## Problem
The lines to extract run from the start of the records through the line with "plt.rcParams['font.family'] = ['Lato', 'DejaVu", both ends included; drop the pictures.

## Available data
* begin *

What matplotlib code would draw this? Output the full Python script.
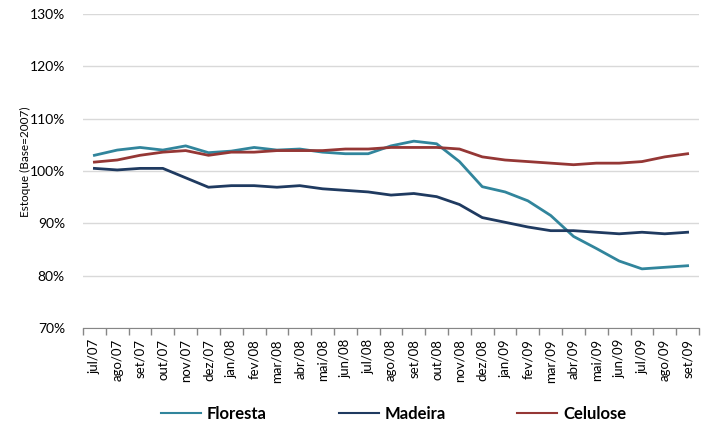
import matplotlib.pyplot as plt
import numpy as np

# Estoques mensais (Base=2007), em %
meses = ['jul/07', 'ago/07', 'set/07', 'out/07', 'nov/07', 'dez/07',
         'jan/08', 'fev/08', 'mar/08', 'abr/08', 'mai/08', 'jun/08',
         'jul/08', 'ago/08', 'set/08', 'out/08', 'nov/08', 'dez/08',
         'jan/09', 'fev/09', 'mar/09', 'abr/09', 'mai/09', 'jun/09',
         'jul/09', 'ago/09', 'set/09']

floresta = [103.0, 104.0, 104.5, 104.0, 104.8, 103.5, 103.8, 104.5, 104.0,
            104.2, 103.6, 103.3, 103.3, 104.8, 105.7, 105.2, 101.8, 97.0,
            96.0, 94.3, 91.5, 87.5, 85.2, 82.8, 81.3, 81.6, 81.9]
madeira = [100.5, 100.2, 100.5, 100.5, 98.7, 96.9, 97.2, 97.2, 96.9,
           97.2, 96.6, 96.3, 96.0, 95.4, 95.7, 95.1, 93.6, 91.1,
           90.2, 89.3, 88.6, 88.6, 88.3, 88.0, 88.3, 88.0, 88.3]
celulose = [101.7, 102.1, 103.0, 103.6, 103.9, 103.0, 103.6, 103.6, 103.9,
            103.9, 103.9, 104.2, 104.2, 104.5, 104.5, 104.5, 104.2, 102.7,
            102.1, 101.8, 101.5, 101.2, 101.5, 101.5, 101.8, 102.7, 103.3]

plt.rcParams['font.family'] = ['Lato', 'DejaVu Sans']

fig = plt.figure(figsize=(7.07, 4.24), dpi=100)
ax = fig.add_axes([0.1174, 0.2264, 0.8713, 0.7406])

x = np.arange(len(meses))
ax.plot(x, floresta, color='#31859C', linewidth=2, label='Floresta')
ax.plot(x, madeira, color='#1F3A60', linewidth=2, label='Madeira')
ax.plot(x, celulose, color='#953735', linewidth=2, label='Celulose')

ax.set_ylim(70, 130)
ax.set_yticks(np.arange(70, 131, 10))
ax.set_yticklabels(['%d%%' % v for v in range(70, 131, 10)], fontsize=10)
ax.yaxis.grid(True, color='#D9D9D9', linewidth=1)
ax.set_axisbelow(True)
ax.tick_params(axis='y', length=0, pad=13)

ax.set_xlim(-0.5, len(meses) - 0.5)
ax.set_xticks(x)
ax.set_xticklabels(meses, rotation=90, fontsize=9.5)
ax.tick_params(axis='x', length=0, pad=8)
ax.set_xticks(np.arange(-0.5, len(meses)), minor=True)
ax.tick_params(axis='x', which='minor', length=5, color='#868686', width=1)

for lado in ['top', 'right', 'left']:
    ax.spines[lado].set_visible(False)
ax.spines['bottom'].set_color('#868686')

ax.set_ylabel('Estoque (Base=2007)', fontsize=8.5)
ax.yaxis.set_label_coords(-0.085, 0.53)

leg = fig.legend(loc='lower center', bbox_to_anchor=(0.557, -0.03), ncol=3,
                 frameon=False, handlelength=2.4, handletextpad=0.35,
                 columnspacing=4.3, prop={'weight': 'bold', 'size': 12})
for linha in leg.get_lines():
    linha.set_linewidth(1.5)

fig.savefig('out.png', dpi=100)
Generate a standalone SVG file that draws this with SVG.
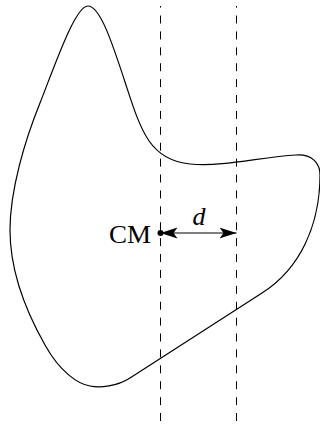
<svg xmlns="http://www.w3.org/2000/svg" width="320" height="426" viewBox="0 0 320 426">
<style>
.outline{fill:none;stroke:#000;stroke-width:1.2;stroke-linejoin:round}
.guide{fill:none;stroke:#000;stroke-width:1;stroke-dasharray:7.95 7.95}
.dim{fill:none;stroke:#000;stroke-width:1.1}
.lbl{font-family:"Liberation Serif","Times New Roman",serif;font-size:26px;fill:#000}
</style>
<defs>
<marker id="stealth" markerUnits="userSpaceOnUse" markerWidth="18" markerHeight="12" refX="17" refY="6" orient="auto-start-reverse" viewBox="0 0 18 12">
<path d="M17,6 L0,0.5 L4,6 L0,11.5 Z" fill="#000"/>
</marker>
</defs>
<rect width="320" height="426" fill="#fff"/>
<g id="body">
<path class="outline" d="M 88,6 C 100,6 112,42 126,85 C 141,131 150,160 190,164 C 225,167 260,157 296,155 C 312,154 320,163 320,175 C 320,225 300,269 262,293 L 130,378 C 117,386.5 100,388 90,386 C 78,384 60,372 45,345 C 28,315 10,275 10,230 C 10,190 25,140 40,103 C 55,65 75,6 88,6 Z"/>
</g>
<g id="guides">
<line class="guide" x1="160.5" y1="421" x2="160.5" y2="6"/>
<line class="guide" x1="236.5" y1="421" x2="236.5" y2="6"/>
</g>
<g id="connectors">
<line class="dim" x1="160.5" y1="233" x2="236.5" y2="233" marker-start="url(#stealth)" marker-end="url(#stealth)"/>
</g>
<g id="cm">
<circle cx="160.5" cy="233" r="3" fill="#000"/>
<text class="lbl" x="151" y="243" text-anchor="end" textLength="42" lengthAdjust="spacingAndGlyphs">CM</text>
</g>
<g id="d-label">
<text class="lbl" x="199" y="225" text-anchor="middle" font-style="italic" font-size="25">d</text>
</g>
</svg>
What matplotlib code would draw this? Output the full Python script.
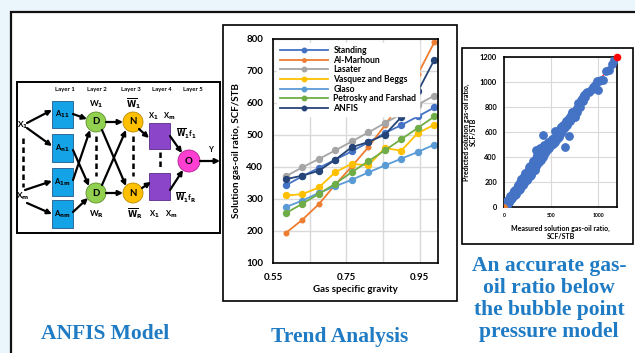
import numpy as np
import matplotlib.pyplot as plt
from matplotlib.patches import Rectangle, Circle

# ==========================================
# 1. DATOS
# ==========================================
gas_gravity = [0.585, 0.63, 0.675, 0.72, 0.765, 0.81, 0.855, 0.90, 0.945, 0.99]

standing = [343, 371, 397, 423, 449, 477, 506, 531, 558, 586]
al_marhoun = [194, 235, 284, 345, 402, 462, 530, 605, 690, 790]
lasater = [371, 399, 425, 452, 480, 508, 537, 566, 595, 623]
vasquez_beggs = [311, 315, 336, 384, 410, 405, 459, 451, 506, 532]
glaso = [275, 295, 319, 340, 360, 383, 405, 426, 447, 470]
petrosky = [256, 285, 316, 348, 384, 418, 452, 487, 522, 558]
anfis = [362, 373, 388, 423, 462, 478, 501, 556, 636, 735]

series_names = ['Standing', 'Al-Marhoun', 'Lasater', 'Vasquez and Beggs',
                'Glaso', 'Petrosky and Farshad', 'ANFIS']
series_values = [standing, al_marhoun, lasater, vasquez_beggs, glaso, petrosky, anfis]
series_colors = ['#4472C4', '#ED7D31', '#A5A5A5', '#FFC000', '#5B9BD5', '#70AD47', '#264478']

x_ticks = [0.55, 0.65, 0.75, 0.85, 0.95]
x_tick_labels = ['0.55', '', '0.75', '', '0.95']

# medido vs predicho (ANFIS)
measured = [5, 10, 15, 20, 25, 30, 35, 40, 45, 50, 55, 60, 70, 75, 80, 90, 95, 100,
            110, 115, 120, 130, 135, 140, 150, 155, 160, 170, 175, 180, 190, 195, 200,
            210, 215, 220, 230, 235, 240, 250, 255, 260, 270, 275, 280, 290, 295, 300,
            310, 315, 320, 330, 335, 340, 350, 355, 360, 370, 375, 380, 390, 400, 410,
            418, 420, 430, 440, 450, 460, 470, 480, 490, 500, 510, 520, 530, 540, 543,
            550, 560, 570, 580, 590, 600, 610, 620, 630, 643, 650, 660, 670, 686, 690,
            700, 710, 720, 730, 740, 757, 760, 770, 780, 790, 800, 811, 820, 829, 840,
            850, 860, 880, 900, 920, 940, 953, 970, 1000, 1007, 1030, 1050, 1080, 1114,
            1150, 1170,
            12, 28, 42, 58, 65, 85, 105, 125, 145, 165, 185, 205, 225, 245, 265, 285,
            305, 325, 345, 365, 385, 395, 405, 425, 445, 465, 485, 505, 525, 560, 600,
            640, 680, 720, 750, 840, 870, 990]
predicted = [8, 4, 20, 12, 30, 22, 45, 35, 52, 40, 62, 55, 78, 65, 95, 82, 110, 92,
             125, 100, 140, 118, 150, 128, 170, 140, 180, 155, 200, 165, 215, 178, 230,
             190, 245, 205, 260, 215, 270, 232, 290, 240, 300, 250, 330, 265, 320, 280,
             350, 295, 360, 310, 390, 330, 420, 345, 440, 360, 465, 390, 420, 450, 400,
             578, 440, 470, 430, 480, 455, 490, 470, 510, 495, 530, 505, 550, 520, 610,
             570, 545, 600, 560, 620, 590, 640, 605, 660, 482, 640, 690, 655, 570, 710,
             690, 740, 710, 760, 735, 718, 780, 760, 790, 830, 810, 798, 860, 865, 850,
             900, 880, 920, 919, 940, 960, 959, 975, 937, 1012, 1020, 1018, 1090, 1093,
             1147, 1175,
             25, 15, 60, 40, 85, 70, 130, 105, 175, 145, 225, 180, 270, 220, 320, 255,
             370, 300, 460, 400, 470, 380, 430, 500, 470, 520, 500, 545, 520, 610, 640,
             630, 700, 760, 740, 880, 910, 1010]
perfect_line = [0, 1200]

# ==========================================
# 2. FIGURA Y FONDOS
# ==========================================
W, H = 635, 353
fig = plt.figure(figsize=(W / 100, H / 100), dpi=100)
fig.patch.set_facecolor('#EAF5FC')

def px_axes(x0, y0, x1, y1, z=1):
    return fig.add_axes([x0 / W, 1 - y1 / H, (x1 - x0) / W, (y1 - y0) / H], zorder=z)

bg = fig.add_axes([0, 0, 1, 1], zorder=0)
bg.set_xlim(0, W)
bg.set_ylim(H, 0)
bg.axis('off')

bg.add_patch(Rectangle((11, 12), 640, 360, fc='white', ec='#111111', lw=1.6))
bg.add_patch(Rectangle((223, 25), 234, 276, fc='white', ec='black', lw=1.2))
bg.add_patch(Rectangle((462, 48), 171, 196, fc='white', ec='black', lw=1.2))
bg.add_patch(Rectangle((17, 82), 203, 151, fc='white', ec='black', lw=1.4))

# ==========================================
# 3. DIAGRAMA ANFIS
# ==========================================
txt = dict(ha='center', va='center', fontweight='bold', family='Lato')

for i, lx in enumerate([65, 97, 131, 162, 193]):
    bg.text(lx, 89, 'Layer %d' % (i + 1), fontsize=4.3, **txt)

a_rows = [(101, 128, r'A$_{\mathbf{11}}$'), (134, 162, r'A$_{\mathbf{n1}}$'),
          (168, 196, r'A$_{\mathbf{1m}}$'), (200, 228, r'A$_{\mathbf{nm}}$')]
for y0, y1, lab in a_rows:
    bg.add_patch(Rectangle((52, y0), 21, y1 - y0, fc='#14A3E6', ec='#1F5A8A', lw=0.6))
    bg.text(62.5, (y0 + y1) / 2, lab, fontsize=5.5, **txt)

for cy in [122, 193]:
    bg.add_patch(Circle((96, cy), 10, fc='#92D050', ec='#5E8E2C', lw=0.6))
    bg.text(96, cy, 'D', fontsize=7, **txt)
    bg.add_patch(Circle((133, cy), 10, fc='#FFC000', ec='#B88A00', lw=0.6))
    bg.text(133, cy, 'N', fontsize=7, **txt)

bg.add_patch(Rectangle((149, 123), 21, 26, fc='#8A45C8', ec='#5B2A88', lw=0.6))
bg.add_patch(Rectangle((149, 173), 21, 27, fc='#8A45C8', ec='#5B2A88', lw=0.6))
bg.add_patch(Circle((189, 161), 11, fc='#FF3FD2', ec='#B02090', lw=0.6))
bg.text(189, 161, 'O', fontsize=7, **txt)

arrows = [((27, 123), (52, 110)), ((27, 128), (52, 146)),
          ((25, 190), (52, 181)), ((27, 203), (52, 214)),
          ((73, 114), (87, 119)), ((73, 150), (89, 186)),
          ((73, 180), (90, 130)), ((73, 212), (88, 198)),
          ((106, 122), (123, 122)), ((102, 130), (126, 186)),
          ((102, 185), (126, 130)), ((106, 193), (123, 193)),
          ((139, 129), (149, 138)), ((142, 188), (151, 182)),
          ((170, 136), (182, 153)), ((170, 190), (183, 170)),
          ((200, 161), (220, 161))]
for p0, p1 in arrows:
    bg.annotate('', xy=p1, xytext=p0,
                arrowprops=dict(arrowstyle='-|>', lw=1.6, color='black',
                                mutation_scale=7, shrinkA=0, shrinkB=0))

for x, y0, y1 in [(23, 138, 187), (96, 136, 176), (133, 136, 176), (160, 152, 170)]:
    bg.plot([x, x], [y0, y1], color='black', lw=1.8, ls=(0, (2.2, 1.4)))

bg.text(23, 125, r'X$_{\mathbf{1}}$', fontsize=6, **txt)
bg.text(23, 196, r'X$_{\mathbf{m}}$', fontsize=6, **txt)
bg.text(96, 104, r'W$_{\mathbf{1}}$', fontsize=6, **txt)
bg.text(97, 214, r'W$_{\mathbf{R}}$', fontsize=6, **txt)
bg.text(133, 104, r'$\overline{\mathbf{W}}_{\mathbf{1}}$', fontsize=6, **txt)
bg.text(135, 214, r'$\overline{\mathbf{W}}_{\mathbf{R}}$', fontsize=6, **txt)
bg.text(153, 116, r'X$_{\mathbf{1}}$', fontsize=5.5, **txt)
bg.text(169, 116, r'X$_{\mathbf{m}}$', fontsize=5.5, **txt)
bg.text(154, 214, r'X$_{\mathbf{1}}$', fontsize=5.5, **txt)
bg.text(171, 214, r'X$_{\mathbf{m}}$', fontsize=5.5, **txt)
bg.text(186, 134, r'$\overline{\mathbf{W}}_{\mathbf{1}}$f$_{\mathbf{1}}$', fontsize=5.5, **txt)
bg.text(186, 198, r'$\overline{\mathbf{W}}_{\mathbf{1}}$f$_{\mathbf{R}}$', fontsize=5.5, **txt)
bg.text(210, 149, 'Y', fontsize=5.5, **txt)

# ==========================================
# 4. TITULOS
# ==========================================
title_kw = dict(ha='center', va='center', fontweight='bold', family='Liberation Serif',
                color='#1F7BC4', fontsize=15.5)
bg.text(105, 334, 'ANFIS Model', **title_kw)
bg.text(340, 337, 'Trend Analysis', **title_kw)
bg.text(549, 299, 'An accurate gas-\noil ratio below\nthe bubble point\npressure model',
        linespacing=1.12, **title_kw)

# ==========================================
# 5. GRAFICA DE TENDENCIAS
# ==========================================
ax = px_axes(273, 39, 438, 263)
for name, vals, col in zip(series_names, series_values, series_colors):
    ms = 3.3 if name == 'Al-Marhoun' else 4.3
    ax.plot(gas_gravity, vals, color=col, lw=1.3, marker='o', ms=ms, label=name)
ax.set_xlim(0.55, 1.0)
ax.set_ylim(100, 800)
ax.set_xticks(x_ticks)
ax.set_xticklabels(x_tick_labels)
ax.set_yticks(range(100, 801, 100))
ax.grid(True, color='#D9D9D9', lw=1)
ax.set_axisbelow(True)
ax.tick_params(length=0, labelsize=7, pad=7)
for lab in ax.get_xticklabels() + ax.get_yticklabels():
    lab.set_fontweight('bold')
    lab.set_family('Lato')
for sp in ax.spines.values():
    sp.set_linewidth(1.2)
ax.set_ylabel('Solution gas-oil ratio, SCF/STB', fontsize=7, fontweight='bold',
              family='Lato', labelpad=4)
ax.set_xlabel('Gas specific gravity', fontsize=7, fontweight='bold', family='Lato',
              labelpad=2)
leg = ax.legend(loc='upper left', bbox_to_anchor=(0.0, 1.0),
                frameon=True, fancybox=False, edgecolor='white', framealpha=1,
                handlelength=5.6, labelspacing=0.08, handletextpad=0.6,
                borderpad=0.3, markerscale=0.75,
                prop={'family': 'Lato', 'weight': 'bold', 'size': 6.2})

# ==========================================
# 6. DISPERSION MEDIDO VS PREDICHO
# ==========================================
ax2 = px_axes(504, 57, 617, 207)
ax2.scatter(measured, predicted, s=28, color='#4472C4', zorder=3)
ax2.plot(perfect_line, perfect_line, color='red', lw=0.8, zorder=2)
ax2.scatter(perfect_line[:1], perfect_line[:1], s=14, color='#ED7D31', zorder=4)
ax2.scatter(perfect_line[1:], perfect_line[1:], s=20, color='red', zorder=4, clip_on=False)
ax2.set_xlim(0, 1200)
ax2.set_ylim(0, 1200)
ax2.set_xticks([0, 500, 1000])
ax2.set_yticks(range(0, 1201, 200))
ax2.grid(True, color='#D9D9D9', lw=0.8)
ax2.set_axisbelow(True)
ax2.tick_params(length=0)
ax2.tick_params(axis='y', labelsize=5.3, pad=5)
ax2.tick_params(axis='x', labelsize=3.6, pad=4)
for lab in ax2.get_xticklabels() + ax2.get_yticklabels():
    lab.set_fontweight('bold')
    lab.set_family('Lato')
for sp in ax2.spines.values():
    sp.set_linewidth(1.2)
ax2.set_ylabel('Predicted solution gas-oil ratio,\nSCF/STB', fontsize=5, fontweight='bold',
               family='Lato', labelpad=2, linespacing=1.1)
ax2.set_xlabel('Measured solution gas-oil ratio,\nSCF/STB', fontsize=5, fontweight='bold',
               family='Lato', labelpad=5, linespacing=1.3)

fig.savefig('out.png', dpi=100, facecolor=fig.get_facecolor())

* end *

## Response to the task
What matplotlib code would draw this? Output the full Python script.
import matplotlib.pyplot as plt
import numpy as np

# Estoques mensais (Base=2007), em %
meses = ['jul/07', 'ago/07', 'set/07', 'out/07', 'nov/07', 'dez/07',
         'jan/08', 'fev/08', 'mar/08', 'abr/08', 'mai/08', 'jun/08',
         'jul/08', 'ago/08', 'set/08', 'out/08', 'nov/08', 'dez/08',
         'jan/09', 'fev/09', 'mar/09', 'abr/09', 'mai/09', 'jun/09',
         'jul/09', 'ago/09', 'set/09']

floresta = [103.0, 104.0, 104.5, 104.0, 104.8, 103.5, 103.8, 104.5, 104.0,
            104.2, 103.6, 103.3, 103.3, 104.8, 105.7, 105.2, 101.8, 97.0,
            96.0, 94.3, 91.5, 87.5, 85.2, 82.8, 81.3, 81.6, 81.9]
madeira = [100.5, 100.2, 100.5, 100.5, 98.7, 96.9, 97.2, 97.2, 96.9,
           97.2, 96.6, 96.3, 96.0, 95.4, 95.7, 95.1, 93.6, 91.1,
           90.2, 89.3, 88.6, 88.6, 88.3, 88.0, 88.3, 88.0, 88.3]
celulose = [101.7, 102.1, 103.0, 103.6, 103.9, 103.0, 103.6, 103.6, 103.9,
            103.9, 103.9, 104.2, 104.2, 104.5, 104.5, 104.5, 104.2, 102.7,
            102.1, 101.8, 101.5, 101.2, 101.5, 101.5, 101.8, 102.7, 103.3]

plt.rcParams['font.family'] = ['Lato', 'DejaVu Sans']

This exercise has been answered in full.